Marcus Invest (and Goldman’s wider wealth management play) is likely more of a concern for traditional brokerages and startup robos (E*Trade, Fidelity, Personal Capital, Wealthfront, SoFI) than it is for trend-driven, active trading apps like Robinhood or eToro.
…and Starts Suing Defaulted Borrowers
According to Bloomberg reporting, Goldman has filed lawsuits against over 100 defaulted borrowers (including a high school guidance counselor).
While a common collections strategy, it does represent a shift for Goldman, which has gone to great lengths to position its Marcus products as consumer friendly -- to regulators as well as borrowers.
With over 82,000 borrowers taking advantage of loan deferments, expect to see more defaults -- and lawsuits -- as economic pain from the pandemic drags on into 2021.

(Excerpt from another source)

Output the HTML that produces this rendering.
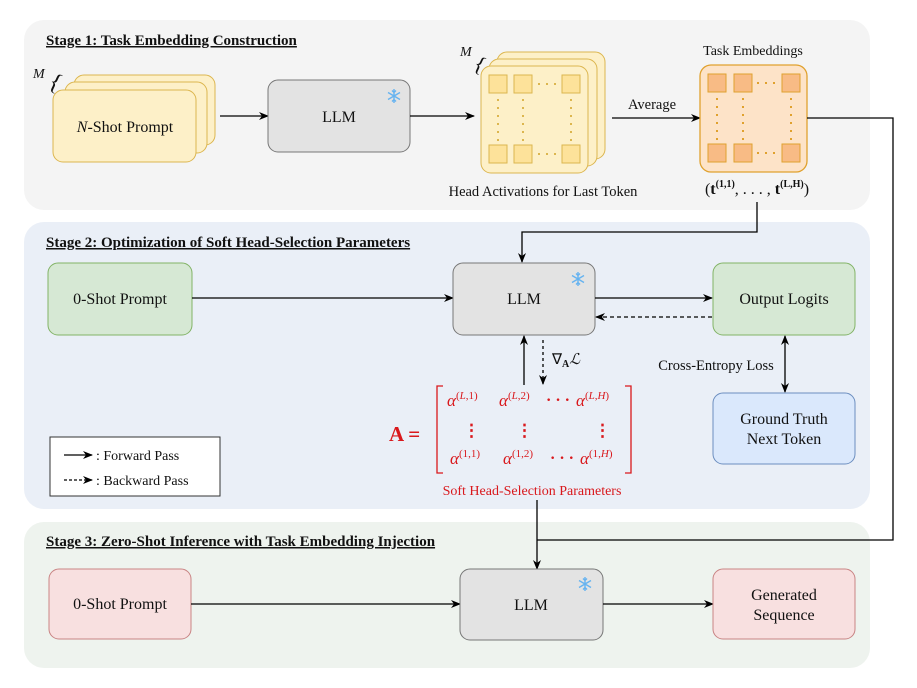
<!DOCTYPE html>
<html><head><meta charset="utf-8"><style>
html,body{margin:0;padding:0;background:#fff}
svg text{font-family:"Liberation Serif",serif;fill:#111}
</style></head><body>
<svg width="917" height="683" viewBox="0 0 917 683" xmlns="http://www.w3.org/2000/svg">
<defs>
<marker id="ah" markerWidth="10" markerHeight="10" refX="9" refY="5" orient="auto" markerUnits="userSpaceOnUse"><path d="M0,1 L10,5 L0,9 L3,5 Z" fill="#000"/></marker>
<marker id="ahs" markerWidth="10" markerHeight="10" refX="1" refY="5" orient="auto" markerUnits="userSpaceOnUse"><path d="M10,1 L0,5 L10,9 L7,5 Z" fill="#000"/></marker>
<g id="flake" stroke="#66b3f0" stroke-width="1.4" fill="none"><path d="M0,-7V7M-6,-3.5L6,3.5M-6,3.5L6,-3.5M-2,-5.5L0,-3.5L2,-5.5M-2,5.5L0,3.5L2,5.5"/></g>
</defs>
<rect x="24" y="20" width="846" height="190" rx="20" fill="#f4f4f4"/>
<rect x="24" y="222" width="846" height="287" rx="20" fill="#eaeff7"/>
<rect x="24" y="522" width="846" height="146" rx="20" fill="#eef3ee"/>
<text x="46" y="45" font-size="15" font-weight="bold" text-decoration="underline">Stage 1: Task Embedding Construction</text>
<text x="46" y="247" font-size="15" font-weight="bold" text-decoration="underline">Stage 2: Optimization of Soft Head-Selection Parameters</text>
<text x="46" y="546" font-size="15" font-weight="bold" text-decoration="underline">Stage 3: Zero-Shot Inference with Task Embedding Injection</text>

<text x="33" y="78" font-size="14" font-style="italic">M</text>
<text x="50" y="90" font-size="24" transform="rotate(25 56 82)">{</text>
<rect x="74" y="75" width="141" height="70" rx="10" fill="#fdf0c8" stroke="#dcb64f"/>
<rect x="65" y="82" width="142" height="71" rx="10" fill="#fdf0c8" stroke="#dcb64f"/>
<rect x="53" y="90" width="143" height="72" rx="10" fill="#fdf0c8" stroke="#dcb64f"/>
<text x="125" y="132" font-size="16" text-anchor="middle"><tspan font-style="italic">N</tspan>-Shot Prompt</text>
<line x1="220" y1="116" x2="268" y2="116" stroke="#000" stroke-width="1.3" marker-end="url(#ah)"/>
<rect x="268" y="80" width="142" height="72" rx="10" fill="#e3e3e3" stroke="#777"/>
<text x="339" y="122" font-size="16" text-anchor="middle">LLM</text>
<use href="#flake" x="394" y="96"/>
<line x1="410" y1="116" x2="474" y2="116" stroke="#000" stroke-width="1.3" marker-end="url(#ah)"/>

<text x="460" y="56" font-size="14" font-style="italic">M</text>
<text x="475" y="72" font-size="22" transform="rotate(25 481 64)">{</text>
<rect x="497" y="52" width="108" height="107" rx="10" fill="#fdf0c8" stroke="#dcb64f"/>
<rect x="489" y="59" width="108" height="107" rx="10" fill="#fdf0c8" stroke="#dcb64f"/>
<rect x="481" y="66" width="107" height="107" rx="10" fill="#fdf0c8" stroke="#dcb64f"/>
<g fill="#fde29a" stroke="#dcb64f">
<rect x="489" y="75" width="18" height="18"/><rect x="514" y="75" width="18" height="18"/><rect x="562" y="75" width="18" height="18"/>
<rect x="489" y="145" width="18" height="18"/><rect x="514" y="145" width="18" height="18"/><rect x="562" y="145" width="18" height="18"/>
</g>
<g stroke="#dcb64f" stroke-width="2" stroke-dasharray="2 6"><line x1="538" y1="84" x2="558" y2="84"/><line x1="538" y1="154" x2="558" y2="154"/><line x1="498" y1="99" x2="498" y2="142"/><line x1="523" y1="99" x2="523" y2="142"/><line x1="571" y1="99" x2="571" y2="142"/></g>
<text x="543" y="196" font-size="14.5" text-anchor="middle">Head Activations for Last Token</text>

<text x="652" y="109" font-size="14.5" text-anchor="middle">Average</text>
<line x1="612" y1="118" x2="700" y2="118" stroke="#000" stroke-width="1.3" marker-end="url(#ah)"/>
<text x="753" y="55" font-size="14" text-anchor="middle">Task Embeddings</text>
<rect x="700" y="65" width="107" height="107" rx="11" fill="#fde3c8" stroke="#e0a12e" stroke-width="1.3"/>
<g fill="#f8bb85" stroke="#e0a12e">
<rect x="708" y="74" width="18" height="18"/><rect x="734" y="74" width="18" height="18"/><rect x="782" y="74" width="18" height="18"/>
<rect x="708" y="144" width="18" height="18"/><rect x="734" y="144" width="18" height="18"/><rect x="782" y="144" width="18" height="18"/>
</g>
<g stroke="#e0a12e" stroke-width="2" stroke-dasharray="2 6"><line x1="757" y1="83" x2="778" y2="83"/><line x1="757" y1="153" x2="778" y2="153"/><line x1="717" y1="98" x2="717" y2="141"/><line x1="743" y1="98" x2="743" y2="141"/><line x1="791" y1="98" x2="791" y2="141"/></g>
<text x="757" y="194" font-size="16" text-anchor="middle">(<tspan font-weight="bold">t</tspan><tspan font-size="10" dy="-7" font-weight="bold">(1,1)</tspan><tspan dy="7">, . . . , </tspan><tspan font-weight="bold">t</tspan><tspan font-size="10" dy="-7" font-weight="bold">(L,H)</tspan><tspan dy="7">)</tspan></text>

<polyline points="807,118 893,118 893,540 537,540" fill="none" stroke="#000" stroke-width="1.3"/>
<polyline points="757,202 757,232 522,232 522,262" fill="none" stroke="#000" stroke-width="1.3" marker-end="url(#ah)"/>

<rect x="48" y="263" width="144" height="72" rx="10" fill="#d6e8d4" stroke="#82b366"/>
<text x="120" y="304" font-size="16" text-anchor="middle">0-Shot Prompt</text>
<line x1="192" y1="298" x2="453" y2="298" stroke="#000" stroke-width="1.3" marker-end="url(#ah)"/>
<rect x="453" y="263" width="142" height="72" rx="10" fill="#e3e3e3" stroke="#777"/>
<text x="524" y="304" font-size="16" text-anchor="middle">LLM</text>
<use href="#flake" x="578" y="279"/>
<line x1="595" y1="298" x2="712" y2="298" stroke="#000" stroke-width="1.3" marker-end="url(#ah)"/>
<line x1="712" y1="317" x2="596" y2="317" stroke="#000" stroke-width="1.3" stroke-dasharray="4 3" marker-end="url(#ah)"/>
<rect x="713" y="263" width="142" height="72" rx="10" fill="#d6e8d4" stroke="#82b366"/>
<text x="784" y="304" font-size="16" text-anchor="middle">Output Logits</text>
<line x1="785" y1="336" x2="785" y2="392" stroke="#000" stroke-width="1.3" marker-end="url(#ah)" marker-start="url(#ahs)"/>
<text x="716" y="370" font-size="14.5" text-anchor="middle">Cross-Entropy Loss</text>
<rect x="713" y="393" width="142" height="71" rx="10" fill="#dae8fc" stroke="#6c8ebf"/>
<text x="784" y="424" font-size="16" text-anchor="middle">Ground Truth</text>
<text x="784" y="444" font-size="16" text-anchor="middle">Next Token</text>

<line x1="524" y1="385" x2="524" y2="336" stroke="#000" stroke-width="1.3" marker-end="url(#ah)"/>
<line x1="543" y1="340" x2="543" y2="384" stroke="#000" stroke-width="1.3" stroke-dasharray="3 3" marker-end="url(#ah)"/>
<text x="552" y="364" font-size="15">∇<tspan font-size="10" dy="3" font-weight="bold">A</tspan><tspan dy="-3" font-style="italic">ℒ</tspan></text>

<text x="389" y="441" font-size="21" font-weight="bold" style="fill:#d9181c">A =</text>
<g font-size="17" font-style="italic">
<text x="447" y="406" style="fill:#d9181c">α<tspan font-size="11" dy="-7" font-style="normal">(</tspan><tspan font-size="11">L</tspan><tspan font-size="11" font-style="normal">,1)</tspan></text>
<text x="499" y="406" style="fill:#d9181c">α<tspan font-size="11" dy="-7" font-style="normal">(</tspan><tspan font-size="11">L</tspan><tspan font-size="11" font-style="normal">,2)</tspan></text>
<text x="576" y="406" style="fill:#d9181c">α<tspan font-size="11" dy="-7" font-style="normal">(</tspan><tspan font-size="11">L,H</tspan><tspan font-size="11" font-style="normal">)</tspan></text>
<text x="450" y="464" style="fill:#d9181c">α<tspan font-size="11" dy="-7" font-style="normal">(1,1)</tspan></text>
<text x="503" y="464" style="fill:#d9181c">α<tspan font-size="11" dy="-7" font-style="normal">(1,2)</tspan></text>
<text x="580" y="464" style="fill:#d9181c">α<tspan font-size="11" dy="-7" font-style="normal">(1,</tspan><tspan font-size="11">H</tspan><tspan font-size="11" font-style="normal">)</tspan></text>
</g>
<text x="546" y="405" font-size="16" font-weight="bold" style="fill:#d9181c">· · ·</text>
<text x="550" y="463" font-size="16" font-weight="bold" style="fill:#d9181c">· · ·</text>
<g font-size="17" font-weight="bold"><text x="463" y="436" style="fill:#d9181c">⋮</text><text x="516" y="436" style="fill:#d9181c">⋮</text><text x="594" y="436" style="fill:#d9181c">⋮</text></g>
<path d="M443,386 H437 V473 H443 M625,386 H631 V473 H625" fill="none" stroke="#d9181c" stroke-width="1.3"/>
<text x="532" y="495" font-size="14" text-anchor="middle" style="fill:#d9181c">Soft Head-Selection Parameters</text>
<line x1="537" y1="500" x2="537" y2="569" stroke="#000" stroke-width="1.3" marker-end="url(#ah)"/>

<rect x="50" y="437" width="170" height="59" fill="#fff" stroke="#333"/>
<line x1="64" y1="455" x2="92" y2="455" stroke="#000" stroke-width="1.3" marker-end="url(#ah)"/>
<text x="96" y="460" font-size="14">: Forward Pass</text>
<line x1="64" y1="480" x2="92" y2="480" stroke="#000" stroke-width="1.3" stroke-dasharray="3 2" marker-end="url(#ah)"/>
<text x="96" y="485" font-size="14">: Backward Pass</text>

<rect x="49" y="569" width="142" height="70" rx="10" fill="#f8e0e0" stroke="#c98484"/>
<text x="120" y="609" font-size="16" text-anchor="middle">0-Shot Prompt</text>
<line x1="191" y1="604" x2="460" y2="604" stroke="#000" stroke-width="1.3" marker-end="url(#ah)"/>
<rect x="460" y="569" width="143" height="71" rx="10" fill="#e3e3e3" stroke="#777"/>
<text x="531" y="610" font-size="16" text-anchor="middle">LLM</text>
<use href="#flake" x="585" y="584"/>
<line x1="603" y1="604" x2="713" y2="604" stroke="#000" stroke-width="1.3" marker-end="url(#ah)"/>
<rect x="713" y="569" width="142" height="70" rx="10" fill="#f8e0e0" stroke="#c98484"/>
<text x="784" y="600" font-size="16" text-anchor="middle">Generated</text>
<text x="784" y="620" font-size="16" text-anchor="middle">Sequence</text>
</svg>
</body></html>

PayActiv Wins CFPB Approval for Earned Wage Access
On the heels of its recent advisory opinion on EWAs, the CFPB has granted approval of PayActiv’s Compliance Assistance Sandbox (CAS) application -- the first such approval under this policy (an approval for a Synchrony secured card product was simultaneously announced).
The Compliance Assistance Sandbox approval, intended to foster product innovation within a regulatory framework, states that PayActiv’s EWA product does not create debt because “the accrued cash value of an employee’s earned but unpaid wages is the employee’s own money.”
Because the CAS approval determines that PayActiv’s product is not credit, it is freed from any liability under the Truth in Lending Act or Reg Z. The CAS approval gives PayActiv a meaningful advantage vs competitors in marketing itself to employers interested in offering Earned Wage Access programs.
It also further clarifies the CFPB’s position that no (or minimal) fee EWAs offered through employers are the preferred approach vs those carrying fees and offered directly to consumers.
Charter Watch: Oportun Faces Consumer Advocate Pushback
Oportun, which filed for a national bank charter with the OCC in November, is encountering resistance from consumer advocates for some of its controversial practices.
Oportun, a Treasury-designated Community Development Financial Institution (CDFI) is, in theory, dedicated to delivering responsible, affordable lending to low/moderate income communities.
Multiple consumer advocacy groups submitted comment letters highlighting concerns about customer repeat borrowing (a sign that loans may be unaffordable), high interest rates (an average of 36% but going as high as 69.99%), and aggressive use of lawsuits as a debt collection tactic (as reported on by ProPublica).
One such letter signed by groups including the Center for Responsible Lending, Mission Asset Fund, National Consumer Law Center, and Consumer Reports stated:
“Unfortunately, recent investigations and research have revealed egregious debt collection practices by Oportun. The investigation raised problems including unaffordable loans, high volumes of collections suits, and abusive and intimidating debt collection tactics. These raise substantial and serious questions regarding Oportun’s application.”